> **PROVIDED DATA**
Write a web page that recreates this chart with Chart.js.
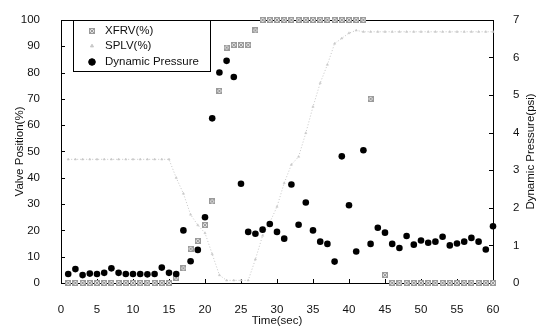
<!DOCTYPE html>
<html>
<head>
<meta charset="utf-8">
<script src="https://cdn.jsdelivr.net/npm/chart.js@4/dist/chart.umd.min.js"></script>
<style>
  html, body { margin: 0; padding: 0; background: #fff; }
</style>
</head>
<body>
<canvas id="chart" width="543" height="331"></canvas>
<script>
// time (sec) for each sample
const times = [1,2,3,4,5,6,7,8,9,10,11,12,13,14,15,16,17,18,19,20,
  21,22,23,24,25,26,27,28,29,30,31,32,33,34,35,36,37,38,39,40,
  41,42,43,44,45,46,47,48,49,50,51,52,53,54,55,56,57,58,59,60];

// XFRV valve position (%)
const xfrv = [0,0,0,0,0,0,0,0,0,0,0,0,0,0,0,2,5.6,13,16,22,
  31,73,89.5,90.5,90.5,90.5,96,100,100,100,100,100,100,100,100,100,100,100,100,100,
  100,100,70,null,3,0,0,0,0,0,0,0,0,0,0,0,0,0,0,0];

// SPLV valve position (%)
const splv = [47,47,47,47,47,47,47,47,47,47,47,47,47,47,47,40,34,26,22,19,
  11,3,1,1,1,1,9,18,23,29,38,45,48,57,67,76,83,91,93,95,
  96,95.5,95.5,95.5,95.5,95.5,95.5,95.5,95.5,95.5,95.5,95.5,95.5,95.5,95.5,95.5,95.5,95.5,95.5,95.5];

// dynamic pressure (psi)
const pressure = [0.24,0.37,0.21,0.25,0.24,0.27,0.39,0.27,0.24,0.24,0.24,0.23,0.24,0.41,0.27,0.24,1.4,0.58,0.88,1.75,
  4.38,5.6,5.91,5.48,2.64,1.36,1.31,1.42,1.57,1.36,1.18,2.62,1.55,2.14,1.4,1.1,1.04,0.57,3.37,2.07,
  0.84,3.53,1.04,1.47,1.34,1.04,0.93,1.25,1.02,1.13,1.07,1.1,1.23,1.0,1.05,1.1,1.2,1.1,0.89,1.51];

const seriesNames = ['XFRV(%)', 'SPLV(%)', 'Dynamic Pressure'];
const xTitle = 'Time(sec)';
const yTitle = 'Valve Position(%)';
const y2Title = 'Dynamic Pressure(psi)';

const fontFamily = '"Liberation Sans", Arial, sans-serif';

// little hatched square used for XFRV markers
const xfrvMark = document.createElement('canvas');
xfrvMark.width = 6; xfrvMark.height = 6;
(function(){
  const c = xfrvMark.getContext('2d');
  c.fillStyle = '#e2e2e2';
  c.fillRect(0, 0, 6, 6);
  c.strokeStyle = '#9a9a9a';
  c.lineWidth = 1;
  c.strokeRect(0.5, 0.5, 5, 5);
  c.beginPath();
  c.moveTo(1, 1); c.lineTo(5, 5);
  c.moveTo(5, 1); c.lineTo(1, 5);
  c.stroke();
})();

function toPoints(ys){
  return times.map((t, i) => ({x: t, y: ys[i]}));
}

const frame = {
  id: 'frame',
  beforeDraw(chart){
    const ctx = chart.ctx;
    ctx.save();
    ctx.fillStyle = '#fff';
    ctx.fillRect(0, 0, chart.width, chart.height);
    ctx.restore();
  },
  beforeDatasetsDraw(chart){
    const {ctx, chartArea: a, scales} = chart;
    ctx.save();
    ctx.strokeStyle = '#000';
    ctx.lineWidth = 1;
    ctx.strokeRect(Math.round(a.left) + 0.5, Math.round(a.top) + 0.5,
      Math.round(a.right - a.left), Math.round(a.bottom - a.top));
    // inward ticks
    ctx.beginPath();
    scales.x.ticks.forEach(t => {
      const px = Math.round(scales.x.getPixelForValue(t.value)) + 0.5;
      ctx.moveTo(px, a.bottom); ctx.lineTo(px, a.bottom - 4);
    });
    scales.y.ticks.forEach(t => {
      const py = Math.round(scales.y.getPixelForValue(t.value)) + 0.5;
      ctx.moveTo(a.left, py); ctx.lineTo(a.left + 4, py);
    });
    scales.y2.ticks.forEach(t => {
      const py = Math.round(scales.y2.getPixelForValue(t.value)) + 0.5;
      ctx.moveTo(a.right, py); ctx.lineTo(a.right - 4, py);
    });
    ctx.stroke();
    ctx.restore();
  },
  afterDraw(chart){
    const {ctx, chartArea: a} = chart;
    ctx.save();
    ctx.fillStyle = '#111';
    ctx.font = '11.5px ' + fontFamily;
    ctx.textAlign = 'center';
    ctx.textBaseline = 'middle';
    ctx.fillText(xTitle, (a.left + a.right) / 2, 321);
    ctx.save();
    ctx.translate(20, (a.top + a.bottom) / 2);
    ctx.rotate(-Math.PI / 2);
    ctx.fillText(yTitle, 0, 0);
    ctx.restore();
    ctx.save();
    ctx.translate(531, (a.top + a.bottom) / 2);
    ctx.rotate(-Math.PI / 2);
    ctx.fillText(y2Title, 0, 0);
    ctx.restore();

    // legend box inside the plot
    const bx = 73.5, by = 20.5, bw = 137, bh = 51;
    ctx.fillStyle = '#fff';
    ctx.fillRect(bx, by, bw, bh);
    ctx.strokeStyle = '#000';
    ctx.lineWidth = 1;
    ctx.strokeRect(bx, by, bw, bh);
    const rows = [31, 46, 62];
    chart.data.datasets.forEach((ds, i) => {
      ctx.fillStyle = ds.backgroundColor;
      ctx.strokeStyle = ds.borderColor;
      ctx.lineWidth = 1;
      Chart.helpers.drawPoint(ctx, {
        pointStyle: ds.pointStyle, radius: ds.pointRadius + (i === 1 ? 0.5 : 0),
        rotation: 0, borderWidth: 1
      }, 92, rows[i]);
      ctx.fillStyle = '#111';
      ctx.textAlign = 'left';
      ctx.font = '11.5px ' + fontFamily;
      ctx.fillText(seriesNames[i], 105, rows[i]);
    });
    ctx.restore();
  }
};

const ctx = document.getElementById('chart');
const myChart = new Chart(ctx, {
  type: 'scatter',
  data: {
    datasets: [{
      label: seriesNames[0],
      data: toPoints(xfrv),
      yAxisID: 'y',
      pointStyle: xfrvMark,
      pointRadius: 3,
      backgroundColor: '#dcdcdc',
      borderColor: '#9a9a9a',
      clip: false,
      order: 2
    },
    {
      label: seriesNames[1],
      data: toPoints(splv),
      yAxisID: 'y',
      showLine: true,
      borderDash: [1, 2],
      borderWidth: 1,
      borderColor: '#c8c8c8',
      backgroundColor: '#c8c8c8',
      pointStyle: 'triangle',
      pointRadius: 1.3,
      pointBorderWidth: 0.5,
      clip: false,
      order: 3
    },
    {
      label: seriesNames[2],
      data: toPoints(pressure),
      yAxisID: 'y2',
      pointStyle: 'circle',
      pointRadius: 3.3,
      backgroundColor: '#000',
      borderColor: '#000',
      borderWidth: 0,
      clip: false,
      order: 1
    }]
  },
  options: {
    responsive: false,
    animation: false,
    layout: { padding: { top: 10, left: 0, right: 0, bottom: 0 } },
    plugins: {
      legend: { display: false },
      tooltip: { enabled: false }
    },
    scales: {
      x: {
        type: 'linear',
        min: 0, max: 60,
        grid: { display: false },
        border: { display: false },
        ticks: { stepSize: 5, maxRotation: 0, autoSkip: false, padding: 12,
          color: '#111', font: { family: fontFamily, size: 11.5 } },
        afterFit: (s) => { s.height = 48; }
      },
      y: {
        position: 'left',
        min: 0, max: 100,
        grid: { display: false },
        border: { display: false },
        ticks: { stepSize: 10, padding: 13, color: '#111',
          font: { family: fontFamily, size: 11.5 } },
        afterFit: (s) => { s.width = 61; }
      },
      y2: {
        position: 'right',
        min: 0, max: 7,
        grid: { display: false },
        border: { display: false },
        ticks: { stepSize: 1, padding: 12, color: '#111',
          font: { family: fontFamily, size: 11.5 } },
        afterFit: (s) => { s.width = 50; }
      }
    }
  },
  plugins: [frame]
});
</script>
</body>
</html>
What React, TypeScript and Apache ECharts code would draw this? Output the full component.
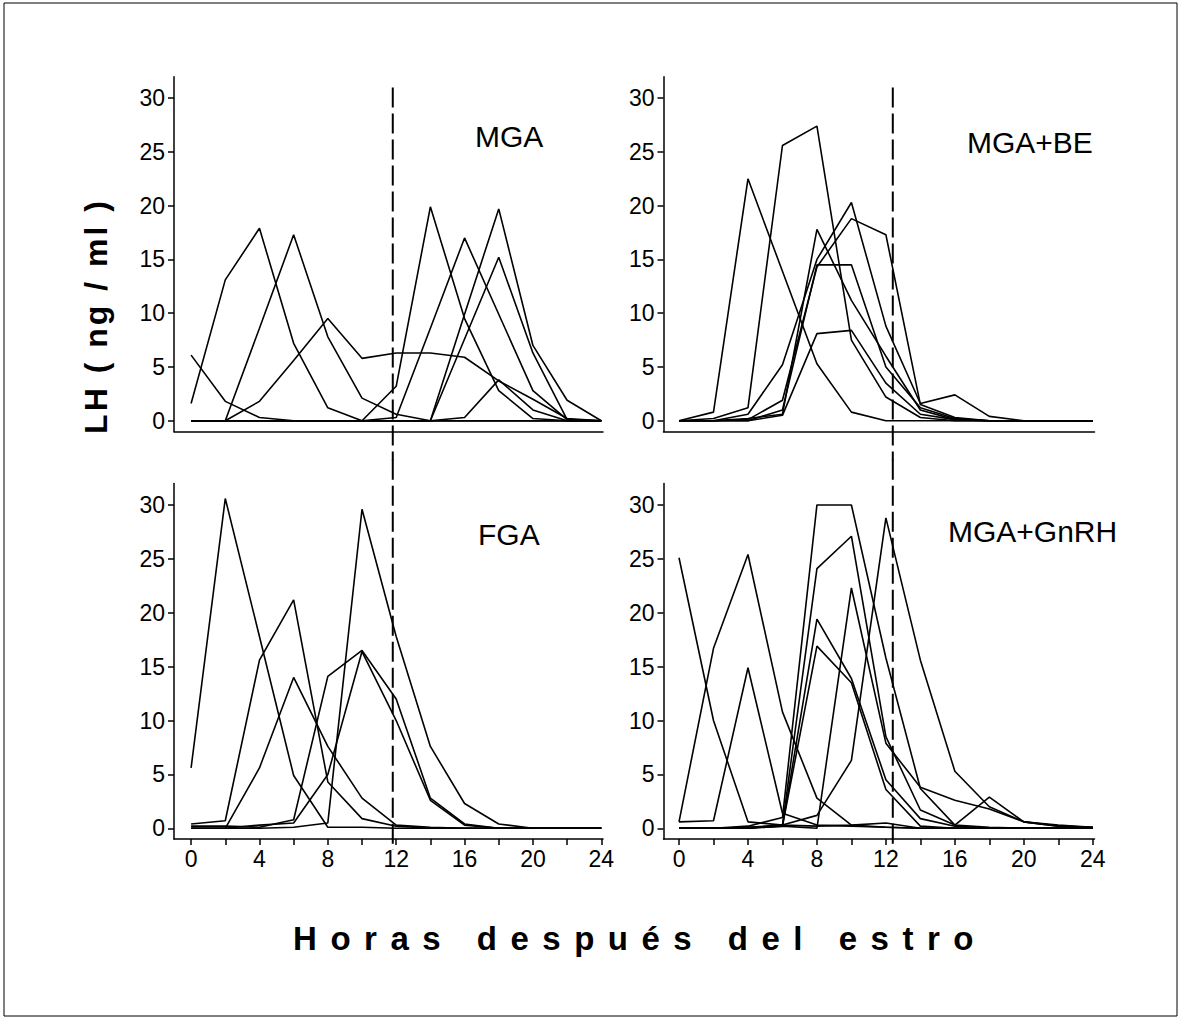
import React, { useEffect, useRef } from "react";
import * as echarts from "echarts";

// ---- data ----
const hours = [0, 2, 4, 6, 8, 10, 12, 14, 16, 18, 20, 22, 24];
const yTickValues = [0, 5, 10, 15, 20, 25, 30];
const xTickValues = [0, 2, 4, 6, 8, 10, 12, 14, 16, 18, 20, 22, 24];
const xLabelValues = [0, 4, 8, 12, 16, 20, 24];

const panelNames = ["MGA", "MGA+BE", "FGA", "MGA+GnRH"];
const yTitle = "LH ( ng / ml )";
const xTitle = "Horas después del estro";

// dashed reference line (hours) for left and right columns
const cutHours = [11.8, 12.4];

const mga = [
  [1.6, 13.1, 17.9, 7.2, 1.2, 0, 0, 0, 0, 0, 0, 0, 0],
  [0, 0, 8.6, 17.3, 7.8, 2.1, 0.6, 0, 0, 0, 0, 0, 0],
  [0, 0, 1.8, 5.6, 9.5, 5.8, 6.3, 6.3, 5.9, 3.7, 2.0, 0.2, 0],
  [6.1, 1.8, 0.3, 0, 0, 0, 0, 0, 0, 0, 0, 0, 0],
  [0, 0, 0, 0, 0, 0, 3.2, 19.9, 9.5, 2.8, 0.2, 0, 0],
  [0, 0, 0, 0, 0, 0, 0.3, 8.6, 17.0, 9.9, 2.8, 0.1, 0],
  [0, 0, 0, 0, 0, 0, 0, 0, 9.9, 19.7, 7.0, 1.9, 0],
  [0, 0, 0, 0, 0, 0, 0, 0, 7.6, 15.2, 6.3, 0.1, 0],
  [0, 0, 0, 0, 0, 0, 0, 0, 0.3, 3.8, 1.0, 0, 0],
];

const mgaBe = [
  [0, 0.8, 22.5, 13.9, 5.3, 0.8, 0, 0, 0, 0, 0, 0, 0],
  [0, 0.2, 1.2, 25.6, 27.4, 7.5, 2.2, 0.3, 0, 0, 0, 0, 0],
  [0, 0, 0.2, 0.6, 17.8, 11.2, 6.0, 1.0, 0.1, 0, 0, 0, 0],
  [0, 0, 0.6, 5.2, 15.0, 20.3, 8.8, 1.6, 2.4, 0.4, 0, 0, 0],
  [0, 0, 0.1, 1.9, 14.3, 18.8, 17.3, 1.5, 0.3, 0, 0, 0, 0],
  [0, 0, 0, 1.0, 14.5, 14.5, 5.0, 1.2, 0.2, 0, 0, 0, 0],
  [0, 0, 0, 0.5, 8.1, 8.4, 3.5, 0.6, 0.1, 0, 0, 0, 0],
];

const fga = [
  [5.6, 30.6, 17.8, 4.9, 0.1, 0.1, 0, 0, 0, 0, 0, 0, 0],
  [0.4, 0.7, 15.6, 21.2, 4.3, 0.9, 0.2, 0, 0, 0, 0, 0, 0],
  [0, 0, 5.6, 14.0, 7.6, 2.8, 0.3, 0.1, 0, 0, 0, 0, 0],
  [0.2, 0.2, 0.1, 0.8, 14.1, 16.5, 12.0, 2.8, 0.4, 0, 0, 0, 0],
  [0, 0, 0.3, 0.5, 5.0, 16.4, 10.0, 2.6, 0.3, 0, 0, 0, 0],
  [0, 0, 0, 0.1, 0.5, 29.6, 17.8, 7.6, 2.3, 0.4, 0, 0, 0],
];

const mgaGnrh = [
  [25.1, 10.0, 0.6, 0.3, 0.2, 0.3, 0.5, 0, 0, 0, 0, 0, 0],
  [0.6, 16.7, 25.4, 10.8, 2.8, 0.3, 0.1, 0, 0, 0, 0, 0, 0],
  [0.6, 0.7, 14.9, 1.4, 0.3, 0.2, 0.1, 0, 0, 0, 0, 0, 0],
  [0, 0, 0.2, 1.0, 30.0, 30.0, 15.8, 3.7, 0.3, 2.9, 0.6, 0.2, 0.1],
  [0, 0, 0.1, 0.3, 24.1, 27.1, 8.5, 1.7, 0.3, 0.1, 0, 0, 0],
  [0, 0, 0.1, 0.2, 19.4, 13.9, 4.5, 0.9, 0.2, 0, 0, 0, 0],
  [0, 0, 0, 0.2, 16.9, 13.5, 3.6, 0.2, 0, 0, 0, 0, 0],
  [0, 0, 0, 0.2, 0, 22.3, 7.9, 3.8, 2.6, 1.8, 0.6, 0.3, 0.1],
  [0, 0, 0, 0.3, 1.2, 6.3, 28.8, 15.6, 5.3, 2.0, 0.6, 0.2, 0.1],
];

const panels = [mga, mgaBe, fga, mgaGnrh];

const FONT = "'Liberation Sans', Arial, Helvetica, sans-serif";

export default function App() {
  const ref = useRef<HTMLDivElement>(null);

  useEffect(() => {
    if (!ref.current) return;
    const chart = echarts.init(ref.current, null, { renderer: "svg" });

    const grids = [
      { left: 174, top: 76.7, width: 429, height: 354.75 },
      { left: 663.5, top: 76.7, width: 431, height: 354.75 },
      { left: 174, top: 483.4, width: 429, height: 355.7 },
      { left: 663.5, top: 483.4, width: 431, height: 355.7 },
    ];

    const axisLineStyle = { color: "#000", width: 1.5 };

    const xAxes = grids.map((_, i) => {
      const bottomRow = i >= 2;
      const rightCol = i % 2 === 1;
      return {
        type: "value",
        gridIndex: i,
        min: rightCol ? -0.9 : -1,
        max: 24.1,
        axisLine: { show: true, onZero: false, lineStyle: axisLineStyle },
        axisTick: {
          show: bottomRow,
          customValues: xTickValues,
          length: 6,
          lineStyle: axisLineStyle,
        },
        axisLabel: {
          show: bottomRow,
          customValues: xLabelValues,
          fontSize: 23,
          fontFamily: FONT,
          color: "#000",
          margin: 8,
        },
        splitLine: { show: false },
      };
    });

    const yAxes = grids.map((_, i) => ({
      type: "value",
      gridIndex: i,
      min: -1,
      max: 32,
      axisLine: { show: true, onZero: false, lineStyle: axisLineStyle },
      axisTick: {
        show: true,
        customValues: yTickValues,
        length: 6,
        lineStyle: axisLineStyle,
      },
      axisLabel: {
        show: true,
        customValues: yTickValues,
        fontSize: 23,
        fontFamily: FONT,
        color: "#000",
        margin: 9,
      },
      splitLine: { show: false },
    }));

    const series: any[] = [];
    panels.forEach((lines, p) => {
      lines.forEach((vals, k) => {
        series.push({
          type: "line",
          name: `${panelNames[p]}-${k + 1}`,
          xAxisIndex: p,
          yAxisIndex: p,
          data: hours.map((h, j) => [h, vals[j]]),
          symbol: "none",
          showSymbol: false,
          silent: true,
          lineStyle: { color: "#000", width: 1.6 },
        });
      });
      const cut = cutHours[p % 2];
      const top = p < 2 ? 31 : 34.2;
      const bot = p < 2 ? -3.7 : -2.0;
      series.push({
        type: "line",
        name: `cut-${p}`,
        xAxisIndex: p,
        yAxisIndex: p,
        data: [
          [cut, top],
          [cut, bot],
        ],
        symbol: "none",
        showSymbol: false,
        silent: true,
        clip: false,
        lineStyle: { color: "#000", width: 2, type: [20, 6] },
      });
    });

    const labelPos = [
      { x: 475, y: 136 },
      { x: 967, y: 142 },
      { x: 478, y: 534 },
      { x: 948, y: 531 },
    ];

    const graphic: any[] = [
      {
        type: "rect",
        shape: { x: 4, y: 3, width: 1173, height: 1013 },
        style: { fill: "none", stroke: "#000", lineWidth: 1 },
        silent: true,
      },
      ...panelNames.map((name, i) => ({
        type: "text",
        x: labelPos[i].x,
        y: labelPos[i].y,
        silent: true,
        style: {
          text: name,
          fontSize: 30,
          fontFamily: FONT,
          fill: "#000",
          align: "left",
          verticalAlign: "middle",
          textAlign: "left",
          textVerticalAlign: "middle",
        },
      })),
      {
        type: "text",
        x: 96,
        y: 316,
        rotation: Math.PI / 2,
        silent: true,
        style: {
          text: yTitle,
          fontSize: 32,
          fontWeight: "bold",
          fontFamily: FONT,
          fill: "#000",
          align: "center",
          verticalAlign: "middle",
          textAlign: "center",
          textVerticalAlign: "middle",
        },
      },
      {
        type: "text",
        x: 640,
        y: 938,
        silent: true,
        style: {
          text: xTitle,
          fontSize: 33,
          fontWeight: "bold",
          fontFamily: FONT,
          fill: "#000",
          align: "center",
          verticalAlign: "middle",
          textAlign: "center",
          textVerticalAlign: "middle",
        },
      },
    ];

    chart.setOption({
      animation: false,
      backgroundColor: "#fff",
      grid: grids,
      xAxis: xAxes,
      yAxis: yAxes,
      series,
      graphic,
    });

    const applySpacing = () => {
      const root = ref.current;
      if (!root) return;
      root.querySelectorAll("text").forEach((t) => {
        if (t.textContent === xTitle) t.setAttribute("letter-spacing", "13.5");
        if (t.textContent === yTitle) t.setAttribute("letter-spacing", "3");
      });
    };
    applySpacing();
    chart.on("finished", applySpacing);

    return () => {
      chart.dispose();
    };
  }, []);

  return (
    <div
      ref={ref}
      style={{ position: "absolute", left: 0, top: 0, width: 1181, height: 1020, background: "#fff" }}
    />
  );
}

> **GOAL**
Pick out the lines containing the string "React".

> **CORRECT RESULT**
What React, TypeScript and Apache ECharts code would draw this? Output the full component.
import React, { useEffect, useRef } from "react";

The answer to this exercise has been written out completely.